Since the printers were purchased, they have produced everything from character figurines designed by art students to models of thoracic spines used to study regional anesthesia at Shands.
The lab has two printers: an Objet Eden 260V and a ZCorp ZPrinter 450.
The Objet printer uses a brand-specific resin plastic and prints directly layer-by-layer from an adapted inkjet nozzle. Its maximum build volume is about the size of a compact microwave and is more durable and detailed than the ZPrinter.
The ZPrinter is divided into two chambers. The actual printing takes place on the left-hand side, which is an empty 8-by-10-by-8 inch box with the bottom as a bed of white powder. A standard HP ink cartridge filled with glue builds the layers. When the glue has finished spraying, the object is formed by the white power sticking to the viscous glue. Any remaining powder can be reused for the next batch.
The display screen on the machine counts layers as it builds. It takes 2,000 layers to build a tiny cube.
Over the past five years, 3-D printing has shifted from an expensive prototyping technology to an affordable reality.
Objet sells its printers to everyone from two-person businesses to large corporations like Nike and LEGO. Robert Downey Jr.’s Iron Man 2 suit was prototyped on the same Objet printer that resides in the Fab Lab.
According to Terry Wohlers, president of Wohlers Associates, Inc., “just about everything but trashcans” is currently prototyped on a 3-D printer. Now, the printers are creating more than just prototypes: 20 percent of their output is a final, usable product.
“It cuts across so many areas,” Wohlers said. “It’s hard to name an industry that hasn’t been or won’t be affected by this.”
Objet, one of the larger 3-D printer manufacturers, has seen a 35 percent increase in sales for the past four years and anticipates the same results this year, according to Bradshaw.
Their standard desktop model cost $100,000 three years ago.

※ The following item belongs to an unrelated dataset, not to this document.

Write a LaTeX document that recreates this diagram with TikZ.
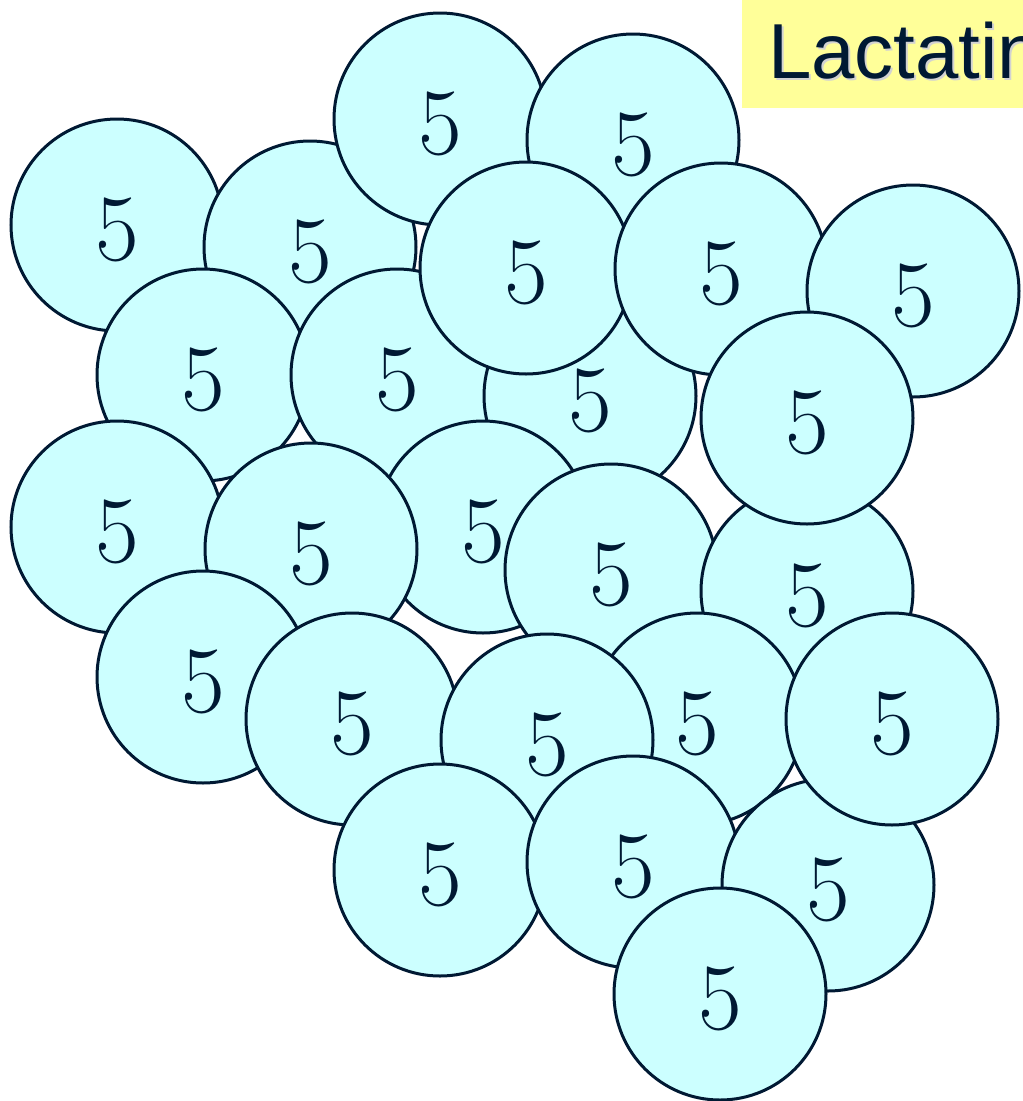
\documentclass[tikz,border=0pt]{standalone}
\usepackage{fontspec}
\newfontfamily\titlefont{Liberation Sans}
\definecolor{cellfill}{HTML}{CCFFFF}
\definecolor{ink}{HTML}{001933}
\definecolor{tagyellow}{HTML}{FFFF99}
\tikzset{
    cell/.style={circle, draw=ink, fill=cellfill, line width=3pt, inner sep=0pt,
        minimum size=212pt, text=ink, font=\rmfamily\fontsize{95}{95}\selectfont,
        text height=71pt, text depth=0pt},
    titletext/.style={anchor=base west, inner sep=0pt, font=\titlefont\fontsize{78}{78}\selectfont}
}
\begin{document}
\begin{tikzpicture}[x=1pt,y=-1pt]
    \useasboundingbox (0,0) rectangle (1023,1101);
    \clip (0,0) rectangle (1023,1101);
    % title box, cut off by the right edge
    \fill[tagyellow] (742,-5) rectangle (1030,108);
    \node[titletext, text=gray!35, xshift=2pt, yshift=-2pt] (shadow) at (768,78) {Lactatin};
    \node[titletext, text=ink] (title) at (768,78) {Lactatin};
    % cells, back to front
    \node[cell] (c3) at (117,225) {5};
    \node[cell] (c4) at (310,247) {5};
    \node[cell] (c1) at (440,119) {5};
    \node[cell] (c2) at (633,140) {5};
    \node[cell] (c8) at (203,375) {5};
    \node[cell] (c9) at (397,375) {5};
    \node[cell] (c10) at (590,396) {5};
    \node[cell] (c5) at (526,268) {5};
    \node[cell] (c6) at (721,269) {5};
    \node[cell] (c7) at (913,291) {5};
    \node[cell] (c12) at (117,527) {5};
    \node[cell] (c14) at (483,527) {5};
    \node[cell] (c13) at (311,549) {5};
    \node[cell] (c17) at (203,677) {5};
    \node[cell] (c15) at (611,570) {5};
    \node[cell] (c16) at (807,591) {5};
    \node[cell] (c11) at (807,418) {5};
    \node[cell] (c20) at (697,719) {5};
    \node[cell] (c18) at (352,719) {5};
    \node[cell] (c19) at (547,740) {5};
    \node[cell] (c22) at (440,870) {5};
    \node[cell] (c23) at (633,862) {5};
    \node[cell] (c24) at (828,885) {5};
    \node[cell] (c21) at (892,719) {5};
    \node[cell] (c25) at (720,994) {5};
\end{tikzpicture}
\end{document}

Today, thanks to more efficient manufacturing and inkjet developments, a comparable model sells for $20,000.
However, 3-D printing still has its drawbacks.
It costs $110 per semester for Fab Lab membership, which is required to use their printers. Students who need to use the printers for class assignments must pay the fee as well. On top of the membership fee, each print has a pricetag. A print of a palm-sized human heart figure is $200.
Although the cost of the machine itself has decreased considerably, the material can still be expensive. As is the case with regular printers, it’s the cost of ink, or material, that adds up. For 2.4 kilograms of Objet resin, Chandler pays $1,200.
There is also a programming barrier: the object must be created in a 3-D modeling program. Within UF’s art and architecture programs, students take 3-D modeling courses. However, the necessary programs may be foreign to students in most other majors.
For someone who isn’t familiar with 3-D modeling or printing, the technology can seem untouchable. Chandler wants to make the process as accessible as possible for anyone interested in learning by teaching a general elective course in 3-D modeling.
Regardless of the current obstacles, the 3-D printing industry has the potential to change industries from medicine to art even more than it already has.
“It’s taking the factory and putting it in your garage,” Lopez said.